Les Rolling Stones, Martin Scorsese et ... Bill Clinton
Il est rigolo le dernier Scorsese. Il colle bien à l’époque du papy-boom florissant. Toujours avide d’occuper le haut du pavé. De briller sous les feux de la rampe.
Quatre ouistitis sur scène et un autre derrière la caméra. Avec même en prime une apparition de Bill Clinton en gentil pépé grisonnant sortant neveu et belle-mère.
Les premiers chantent, jouent de la guitare, grimacent, prennent des poses et font les (vieux) beaux.
Le second veille au grain, méticuleux, attentif, l’œil de lynx en bandoulière. Et soucieux de garder la donne.
Le troisième fait de la figuration. Au fait pourquoi est-il là ? Ah … oui. Il caritative. Et il fête ses 60 ans.
Si le spectacle filmé par Martin S. est celui des Stones, le film est bien le sien. Il l’affirme haut et fort non seulement en investissant par la voix et le physique les plans d’ouverture et de clôture et en insérant, selon sa volonté, des inserts d’archives (plus ou moins pertinentes) qui coupent le rythme du show.
Mais surtout en se réservant un autoritaire « cut » final qui remet les pendules à l’heure.
L’heure du cinéma et non pas uniquement celle de la « Performance » (*) musicale.
Scorsese ne nous épargne aucun détail du dispositif cinématographique qu’il met en place - caméras à l’épaule, sur travellings et sur grue - pour capter à travers les deux concerts donnés en 2006 au Beacon Theatre de New York (**) l’essence du pouvoir magnétique d’un groupe-culte et la façon dont il s’en sert pour séduire et manipuler son public.

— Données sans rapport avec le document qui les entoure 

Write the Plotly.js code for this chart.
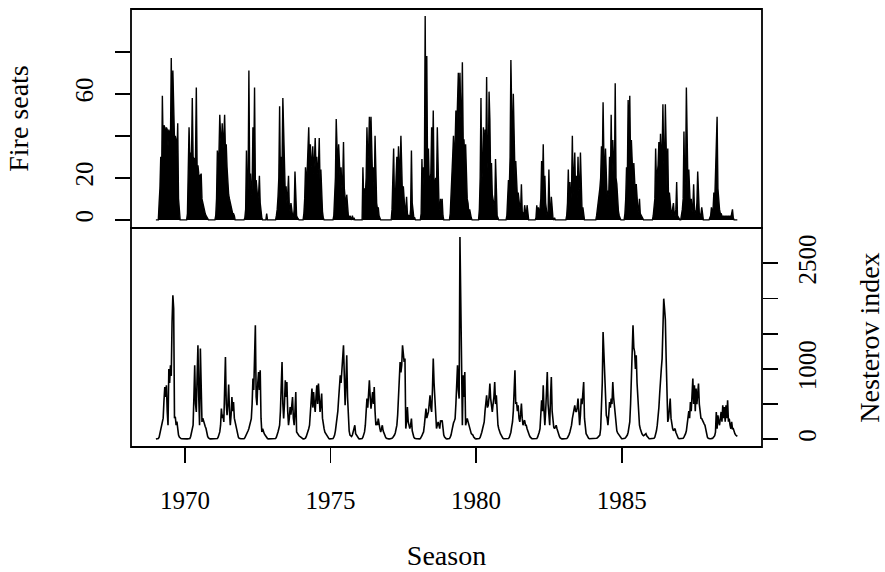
<!DOCTYPE html>
<html>
<head>
<meta charset="utf-8">
<script src="https://cdn.plot.ly/plotly-3.0.1.min.js"></script>
<style>html,body{margin:0;padding:0;background:#fff;}#chart{width:885px;height:572px;}</style>
</head>
<body>
<div id="chart"></div>
<script>
// Regular time series: start 1969, 36 observations per season-year
var startYear = 1969;
var frequency = 36;

// Fire seats (top panel), one row of 36 values per year 1969..1988
var fireSeats = [].concat(
  [0,0,0,0,8,15,30,16,59,35,45,44,38,44,43,35,43,40,38,77,40,71,52,38,40,38,30,46,10,2,0,0,0,0,0,0], // 1969
  [0,0,0,3,20,44,30,32,28,58,30,29,28,30,63,24,26,22,20,21,22,10,8,6,5,3,2,1,0,0,0,0,0,0,0,0],       // 1970
  [0,0,2,10,33,28,32,50,40,35,46,34,40,50,33,36,25,15,12,10,8,6,5,3,3,2,0,0,0,0,0,0,0,0,0,0],        // 1971
  [0,0,1,5,33,10,15,71,20,22,12,15,44,25,63,18,19,12,10,12,21,8,3,1,0,0,0,0,0,3,0,0,0,0,0,0],        // 1972
  [0,0,0,0,0,2,5,11,20,54,18,30,25,58,38,15,12,16,8,12,21,6,4,8,3,2,1,5,23,5,2,1,0,0,0,0],           // 1973
  [0,0,0,3,10,25,18,22,30,44,25,36,28,25,35,22,28,39,25,30,22,25,39,18,24,10,4,1,0,0,0,0,0,0,0,0],   // 1974
  [0,0,0,0,2,10,20,48,28,22,36,22,18,25,15,18,37,15,8,6,12,3,2,1,2,1,0,2,0,1,0,0,0,0,0,0],           // 1975
  [0,0,0,0,25,10,15,12,20,44,28,32,49,32,49,22,18,25,12,40,12,8,5,6,2,1,0,0,0,0,0,0,0,0,0,0],        // 1976
  [0,0,0,0,5,15,34,10,8,20,30,18,35,22,25,40,14,10,16,6,4,5,11,3,2,2,1,5,33,8,3,1,1,0,0,0],          // 1977
  [0,0,0,0,3,29,12,25,20,97,30,78,22,34,18,19,22,44,25,52,16,17,20,15,44,12,8,5,10,3,10,2,0,0,0,0],  // 1978
  [0,0,0,0,3,10,20,30,40,28,36,52,42,55,70,48,70,50,45,75,38,38,28,36,15,10,8,3,5,2,1,0,0,0,0,0],    // 1979
  [0,0,0,0,5,20,58,18,25,44,24,43,28,68,30,22,61,48,18,27,12,9,7,5,29,4,2,1,0,0,0,0,0,0,0,0],        // 1980
  [0,0,2,8,19,15,30,76,40,28,60,30,22,28,15,11,13,8,6,5,17,4,3,2,7,2,1,7,1,0,0,0,0,0,0,0],           // 1981
  [0,0,1,7,2,6,3,5,10,28,15,36,12,21,8,4,1,3,24,5,3,11,2,1,0,1,0,0,0,0,0,0,0,0,0,0],                 // 1982
  [0,0,0,0,2,8,24,6,18,8,15,40,12,20,32,12,21,10,30,14,16,32,8,4,6,1,0,0,0,0,0,0,0,0,0,0],           // 1983
  [0,0,0,0,0,2,5,8,13,15,20,35,25,56,30,20,34,15,10,14,12,30,16,50,22,38,25,18,65,20,17,8,4,2,1,0],  // 1984
  [0,0,0,0,3,10,25,20,57,30,59,28,38,22,18,27,14,11,17,8,5,4,10,3,2,1,0,0,0,0,0,0,0,0,0,0],          // 1985
  [0,0,0,2,5,10,34,18,22,26,37,24,41,28,32,55,28,24,55,22,16,34,8,13,5,4,3,5,8,3,2,5,18,2,1,0],      // 1986
  [0,0,2,5,10,42,15,20,63,25,15,24,8,5,10,4,6,17,5,3,4,8,23,5,3,2,3,6,1,0,0,0,0,0,0,0],              // 1987
  [0,1,2,6,3,5,13,8,20,36,49,15,8,5,3,3,2,1,2,1,2,1,2,1,2,1,2,1,3,5,1,0,0,0,0,0]                     // 1988
);

// Nesterov index (bottom panel), one row of 36 values per year 1969..1988
var nesterov = [].concat(
  [5,5,8,12,30,80,120,180,240,300,550,743,600,767,400,200,1000,800,1051,900,1667,2045,1856,300,320,200,250,120,60,30,15,10,8,6,5,5],
  [5,5,5,5,5,5,10,40,104,150,199,600,1051,500,388,900,1335,600,199,1288,800,246,300,246,200,180,152,80,40,20,10,5,5,5,5,5],
  [5,5,5,5,10,30,60,104,200,436,300,350,246,700,1170,500,341,500,777,400,199,350,601,400,530,300,246,150,100,60,30,15,8,8,8,8],
  [8,8,20,40,80,100,120,152,200,250,294,500,862,700,1200,1619,600,483,800,956,700,980,300,104,150,100,80,60,40,20,10,5,5,5,5,5],
  [5,5,5,5,10,30,60,104,150,199,400,700,1098,500,294,500,838,600,814,400,199,300,459,350,500,601,300,199,400,672,104,80,60,50,40,30],
  [20,10,5,5,5,15,40,70,104,150,199,400,550,720,450,672,500,388,600,767,500,791,600,388,500,649,300,199,150,100,80,60,40,20,10,5],
  [5,5,5,10,30,60,120,199,250,400,578,700,909,800,1051,1200,1335,900,483,800,1193,600,199,120,60,50,40,60,100,150,199,80,60,30,15,8],
  [5,5,5,10,30,60,104,200,350,578,450,600,838,600,436,550,672,500,743,400,199,250,200,294,200,150,104,150,199,120,80,60,30,15,8,8],
  [5,5,5,8,15,25,40,60,90,130,200,350,578,900,1098,950,1051,1335,1200,1098,1146,152,250,459,250,200,152,200,294,120,60,30,15,8,8,8],
  [5,5,5,10,25,50,80,104,200,300,436,300,350,388,500,625,450,388,700,1146,800,601,300,152,200,246,200,152,270,246,270,104,60,30,15,8],
  [5,5,5,10,30,60,120,199,230,260,294,500,800,1051,700,578,2874,2117,1000,199,909,600,956,199,250,294,250,199,150,100,80,70,60,30,15,8],
  [5,5,5,5,10,25,50,100,150,200,246,400,500,625,450,483,600,791,578,500,388,500,600,814,500,625,300,199,150,104,80,60,30,15,8,8],
  [5,5,5,5,10,25,50,100,180,246,400,600,980,500,530,400,483,300,246,350,507,300,199,250,270,200,199,150,104,80,50,30,15,8,8,8],
  [5,5,5,10,30,60,100,152,300,554,400,767,400,199,400,700,956,500,300,199,600,885,400,199,170,152,170,199,150,104,70,40,20,10,5,5],
  [5,5,5,5,10,20,40,70,104,150,200,294,350,400,483,400,388,450,578,400,199,350,578,500,650,814,300,152,80,60,30,15,8,8,8,8],
  [5,5,5,5,10,15,20,30,45,60,150,388,800,1525,1200,720,500,341,300,199,350,530,450,578,500,814,600,483,300,152,120,90,70,60,30,15],
  [8,8,8,8,15,25,40,60,100,170,246,500,862,1200,1619,1300,1241,1000,1193,800,530,300,199,150,100,80,60,50,60,70,80,50,30,15,8,8],
  [8,8,8,8,15,30,60,120,200,294,450,650,909,1000,1146,1500,1998,1856,1700,1146,600,246,300,450,578,300,200,152,120,150,152,100,60,30,15,8],
  [8,8,8,8,15,30,50,80,120,200,294,400,300,530,400,600,862,500,767,400,720,500,600,791,500,388,300,294,260,246,220,199,120,60,30,15],
  [8,8,8,8,12,20,30,50,100,388,150,341,250,199,300,388,250,483,300,459,250,483,300,554,250,294,200,150,246,150,152,100,80,60,50,40]
);

// Tick labels
var yearTicks = [1970, 1975, 1980, 1985];
var fireTicks = [0, 20, 40, 60, 80];
var fireTickText = ["0", "20", "", "60", ""];
var nestTicks = [0, 500, 1000, 1500, 2000, 2500];
var nestTickText = ["0", "", "1000", "", "", "2500"];

function timeAxis(n) {
  var t = [];
  for (var i = 0; i < n; i++) t.push(startYear + i / frequency);
  return t;
}

var font = "Liberation Serif, Times New Roman, serif";
var fs = 25;
var tfs = 28;

var traces = [
  {
    x: timeAxis(fireSeats.length), y: fireSeats,
    type: "scatter", mode: "lines", xaxis: "x", yaxis: "y2",
    line: {color: "#000", width: 1.4},
    fill: "tozeroy", fillcolor: "#000",
    hoverinfo: "x+y", showlegend: false
  },
  {
    x: timeAxis(nesterov.length), y: nesterov,
    type: "scatter", mode: "lines", xaxis: "x", yaxis: "y",
    line: {color: "#000", width: 1.6},
    hoverinfo: "x+y", showlegend: false
  }
];

var layout = {
  width: 885, height: 572,
  margin: {l: 131, r: 123, t: 9, b: 125},
  paper_bgcolor: "#fff", plot_bgcolor: "#fff",
  font: {family: font, size: fs, color: "#000"},
  showlegend: false,
  xaxis: {
    anchor: "y", range: [1968.145, 1989.82],
    tickvals: yearTicks, ticktext: yearTicks.map(String),
    ticks: "outside", ticklen: 15, tickwidth: 1.8, tickcolor: "#000",
    ticklabelstandoff: 16,
    showgrid: false, zeroline: false, showline: false,
    tickfont: {family: font, size: fs, color: "#000"},
    title: {text: "Season", font: {family: font, size: tfs, color: "#000"}, standoff: 32}
  },
  yaxis: {
    domain: [0, 0.5], anchor: "x", side: "right",
    range: [-110, 3002],
    tickvals: nestTicks, ticktext: nestTickText,
    ticks: "outside", ticklen: 15, tickwidth: 1.8, tickcolor: "#000",
    tickangle: -90, ticklabelstandoff: 8,
    showgrid: false, zeroline: false, showline: false,
    tickfont: {family: font, size: fs, color: "#000"},
    title: {text: "Nesterov index", font: {family: font, size: tfs, color: "#000"}, standoff: 42}
  },
  yaxis2: {
    domain: [0.5, 1], anchor: "x", side: "left",
    range: [-3.85, 100.3],
    tickvals: fireTicks, ticktext: fireTickText,
    ticks: "outside", ticklen: 15, tickwidth: 1.8, tickcolor: "#000",
    tickangle: -90, ticklabelstandoff: 12,
    showgrid: false, zeroline: false, showline: false,
    tickfont: {family: font, size: fs, color: "#000"},
    title: {text: "Fire seats", font: {family: font, size: tfs, color: "#000"}, standoff: 34}
  },
  shapes: [
    {type: "rect", xref: "paper", yref: "paper", x0: 0, x1: 1, y0: 0, y1: 0.5,
     line: {color: "#000", width: 1.8}, fillcolor: "rgba(0,0,0,0)", layer: "above"},
    {type: "rect", xref: "paper", yref: "paper", x0: 0, x1: 1, y0: 0.5, y1: 1,
     line: {color: "#000", width: 1.8}, fillcolor: "rgba(0,0,0,0)", layer: "above"}
  ]
};

Plotly.newPlot("chart", traces, layout, {staticPlot: true, displayModeBar: false});
</script>
</body>
</html>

Band dont le mythe s’est cristallisé pour toujours autour de l’incendiaire et poétique aubade donnée le 5 juillet 1969 à Hyde Park en hommage à Brian Jones et qui se terminait par un envol de papillons qui encore aujourd’hui hante les corps et les mémoires de ceux qui y étaient.
Comment, dans une chronique, ne pas redire ce qui a été martelé, dans tous les journaux, magazines, sites www, média visuels et audio lorsque « Shine a light » est sorti ?
Comment ne pas lasser celui qui a déjà lu abondance de détails sur le film, la carrière de Jagger et les liens qui l’unissent au 7ème art et tout particulièrement à Martin Scorsese (***) depuis que celui-ci a lâché sur la toile de « Mean streets » un Robert de Niro auréolé de la violence rifftante d’un ébouriffant « Jumping Jack Flash » version 1969 - les morceaux des Stones comme les grands crus ont leur année d’excellence. ( http://www.youtube.com/watch?v=AjE0AHkdgFc&feature=related )
Peut-être en rappelant une anecdote racontée par Scorsese et selon laquelle il échappa à la prêtrise lorsque ou parce que la révolution du rock’n roll éclata. De là sans doute sa « Sympathy for the devil » ...
Et en rappelant que les spectacles sont faits pour être vus live. Représentés, montés, éclairés même par 16 caméras ils perdent de leur puissance. De leur innéité.
Ils ont l’air de petites choses domestiquées d’où s’échappent des détails qui gâchent l’ensemble :
l’hyperkinétique sex-appeal un peu trop fabriqué de Mick J., les traits creusés de Ron W, la lassitude hébétée de Bill W et les doigts déformés par le rhumatisme - un Herben aux index ? - de Keith R.
Les Stones ne sont pas faits pour être vus assis, le corps enserré dans un fauteuil, la bouche cousue parce que le cinéma réclame du spectateur le silence.
Ils demandent de l’espace, du recul parce qu’ils suscitent des envies de chanter, de danser, de bouger.
Sans cette liberté de mouvement dont est privé le regardant, ne reste que quatre pépères qui s’agitent, accompagnés comme tous les chanteurs vieillissants de chœurs et de cuivres, qui font leur numéro. Sinon en robots du moins en pros.
Numéro qui rappelle les limites du pouvoir cinématographique même si aux commandes se trouve un Maître : la magie du 7ème art court parfois vainement à capturer celle de la vie. (m.c.a)
(*) Allusion au premier film réalisé par Nicolas Roeg en 1970 avec un Mick Jagger en rock star décadente.
(**) Julian Schnabel a lui aussi dans son « Lou Reed’s Berlin » choisi de faire un film, à partir de 5 représentations données par l’artiste au St Ann’s Warehouse de Brooklyn/New York
(***) Le magazine Positif a réalisé un superbe article sur la question dans son numéro d’avril 2008.